DEADLINE: When you’ve had Walton Goggins and Margo Martindale among others, the bar is high for villains. Did you consider many others?

DINNER: You start to cast pie in the sky, it’s a limited series. Who do you think you can get? And also you’re trying to worry about how do you make this work within the budget you have? So you make a list up, and sometimes it’s pie in the sky, and sometimes it’s people that are practical to go after. I think he was the first person we made an offer. Boyd had been doing very well on features and was right on the edge of breaking out. He’d just done Indiana Jones. He was the first person we went after and he wanted to do it. And there you go. I looked at the Wolverine stuff and I did wonder, did he have enough? Could he mind the humor? Could he be wild enough? And I think the answer came back as we started to work. Yeah.

DEADLINE: Vondie Curtis-Hall, what a face reflecting hard miles, a guy full of contradictions, empathy and frustration nothing has worked out for him.

DINNER: We had worked together years before I started features and kind of stumbled into TV, with The Wonder Years and then Chicago Hope. We brought him into Chicago Hope. You lose touch with people. And then we started talking about this role, which was smaller in the book. And in a way, he and Carolyn [Aunjanue Ellis] are Detroit. They represent Detroit in this story. And so we started talking about actors and making a list, and Cami said, what about Vondie? Man, he looks like he’s lived a life. He was fantastic.

DEADLINE: As was Aunjanue Ellis, who plays Mansell’s attorney Carolyn Wilder, the one who develops a romantic relationship with Raylan. So many strong scenes. The reveal that Sweety was her surrogate father after he’s killed, was just heartbreaking.

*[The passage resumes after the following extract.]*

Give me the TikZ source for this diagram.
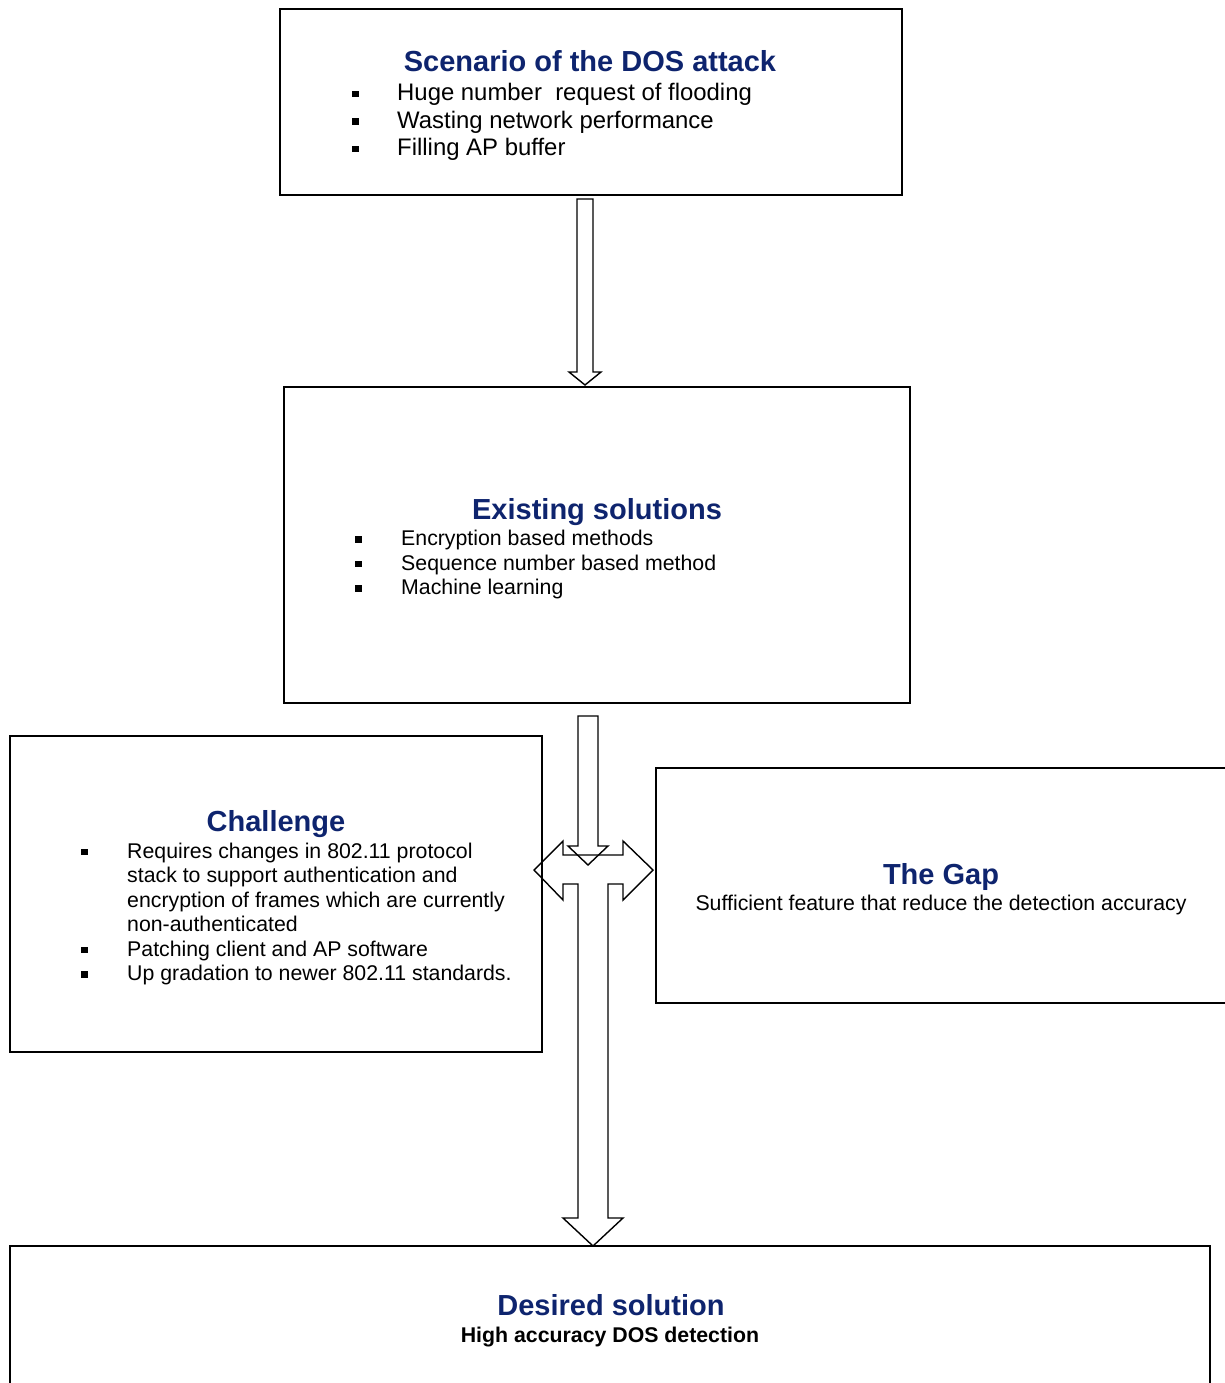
\documentclass[tikz,border=0pt]{standalone}
\usepackage{fontspec}
\setmainfont{Liberation Sans}
\usetikzlibrary{positioning}
\definecolor{ttlblue}{RGB}{14,36,110}
\tikzset{
  box/.style    ={draw, line width=1.6pt, inner sep=0pt},
  ttl/.style    ={font=\fontsize{29}{34}\selectfont\bfseries, text=ttlblue, inner sep=0pt, anchor=base},
  bodyl/.style  ={font=\fontsize{21.3}{24.5}\selectfont, align=left, inner sep=0pt, anchor=base west},
  bigl/.style   ={font=\fontsize{23.9}{27.5}\selectfont, align=left, inner sep=0pt, anchor=base west},
  bodyc/.style  ={font=\fontsize{21.3}{24.5}\selectfont, inner sep=0pt, anchor=base},
  harrow/.style ={draw, line width=1.4pt, line join=miter},
}
\newcommand{\bul}{\makebox[46pt][l]{\rule[3pt]{6.5pt}{6.5pt}}}
\newcommand{\bigbul}{\makebox[45pt][l]{\rule[3.5pt]{6.5pt}{6.5pt}}}

\begin{document}
\begin{tikzpicture}[x=1pt, y=-1pt]
  \useasboundingbox (0,0) rectangle (1224,1383);

  % boxes
  \node[box, minimum width=622pt, minimum height=186pt] (scen) at (591,102) {};
  \node[box, minimum width=626pt, minimum height=316pt] (exist) at (597,545) {};
  \node[box, minimum width=532pt, minimum height=316pt] (chall) at (276,894) {};
  \node[box, minimum width=570pt, minimum height=235pt] (gap) at (941,885.5) {};
  \node[box, minimum width=1200pt, minimum height=144pt] (desir) at (610,1318) {};

  % texts (lists are anchored at the baseline of their last line)
  \node[ttl] (scent) at (590,71.5) {Scenario of the DOS attack};
  \node[bigl] (scenl) at (352,156) {\bigbul Huge number\ \ request of flooding\\
    \bigbul Wasting network performance\\
    \bigbul Filling AP buffer};

  \node[ttl] (existt) at (597,519) {Existing solutions};
  \node[bodyl] (existl) at (355,594.5) {\bul Encryption based methods\\
    \bul Sequence number based method\\
    \bul Machine learning};

  \node[ttl] (challt) at (276,831) {Challenge};
  \node[bodyl] (challl) at (81,980.5) {\bul Requires changes in 802.11 protocol\\
    \hspace*{46pt}stack to support authentication and\\
    \hspace*{46pt}encryption of frames which are currently\\
    \hspace*{46pt}non-authenticated\\
    \bul Patching client and AP software\\
    \bul Up gradation to newer 802.11 standards.};

  \node[ttl] (gapt) at (941,884) {The Gap};
  \node[bodyc] (gapl) at (941,910) {Sufficient feature that reduce the detection accuracy};

  \node[ttl] (desirt) at (611,1315) {Desired solution};
  \node[bodyc, font=\fontsize{21.3}{24}\selectfont\bfseries] (desirl) at (610,1342) {High accuracy DOS detection};

  % block arrows
  \draw[harrow] (577,199) -- (593,199) -- (593,372) -- (601,372) -- (585,385)
    -- (569,372) -- (577,372) -- cycle;
  \draw[harrow] (563,855) -- (563,841) -- (534,870) -- (563,900) -- (563,884)
    -- (578,884) -- (578,1218) -- (563,1218) -- (593,1246) -- (623,1218)
    -- (608,1218) -- (608,884) -- (623,884) -- (623,900) -- (653,870)
    -- (623,841) -- (623,855) -- cycle;
  \draw[harrow] (578,716) -- (598,716) -- (598,846) -- (608,846) -- (588,865)
    -- (568,846) -- (578,846) -- cycle;
\end{tikzpicture}
\end{document}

DINNER: I’m just a big fan of hers, Lovecraft Country and King Richard, there’s this quality that she has. She just seems real to me. And we didn’t want to go conventional. Raylon was married before to Winona (Natalie Zea). We’ve seen Raylan with women in Justified, but we’ve never seen him with someone like this. Someone who’s so formidable she is kind of a match for him. We see her in that first scene in the courtroom, dismantle him on the stand. We haven’t seen him go through that before. She’s just a powerhouse. And there are just moments where scenes between her and Sweety…I think the scene in the pilot between her and Jamal [Amin Joseph], the ex-husband. That scene is not one you’ve seen before in Justified.

It’s a really organic and very real scene between these two people. And with Raylan, this short two ships passing in the night relationship develops with her. I think of that scene in the finale where she’s in the bathtub and she’s talking about she never wanted this house and it was Jamal’s dream. The only thing that she liked in the house is that bathtub. And then says to Raylan, you’re leaving, aren’t you? I just think it’s pretty honest and raw. And so she’s just a powerful actress, and I think the two of them together is just really interesting.